Although she says the racial epithets were quickly removed when
students notified the administration, there was no official statement
made condemning the incident.
"This is
directly harassing us," Plasencia said, adding, "We were
very offended by it." Plasencia and others went to Chancellor
Gora with suggestions about how to respond to the graffiti, including
creating posters advocating racial tolerance or holding a forum
to talk about diversity. The chancellor took no action on these
requests, Plasencia said. In addition, administrators suggested
that the message had been left by someone visiting campus, although
one part of the graffiti specifically named a UMass student.
| "I
am tired, we are tired. I am qualified to be here. Teach
me, don't judge me." |
|
Melinda
Emmanuel, Director of the BSC's board |
|
The Black Student
Center has also been a target of racial discrimination, representatives
said. "You say public safety isn't racist, but they've been
harassing us," Sylvia Beevas, the center's assistant coordinator,
told administrators at the public forum. Beevas called for the dismissal
of the officers involved in Van Der Meer's arrest, and told Public
Safety Chief Phillip O'Donnell, "I don't feel like you guys
are doing enough for safety."
Director of
the BSC's board, Melinda Emmanuel, said she believes racial profiling
is a real phenomenon among campus police. "I am tired, we are
tired," she said. "I am qualified to be here. Teach me,
don't judge me."
"We're
not just that kid over there...he looks suspicious...look at what
he's wearing. He has a name. His name is Professor Van Der Meer."
Steps are being
taken to address issues of intolerance at UMass Boston.

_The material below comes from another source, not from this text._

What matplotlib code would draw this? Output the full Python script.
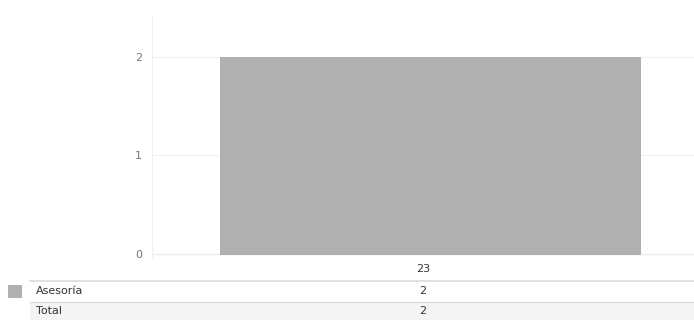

The school's
Diversity Committee is planning several discussion panels for next
semester to talk about cultural acceptance, as well as a conference
on the subject.
Although tensions
have settled since Van Der Meer's arrest and accusations of blatant
racism have been replaced with a desire to move forward and learn
from the incident, the issue of racial intolerance is still on the
minds of many UMass-Boston students.
As Van Der Meer
himself put it, "There are some systemic things that we have
to address as a community, and we can do it."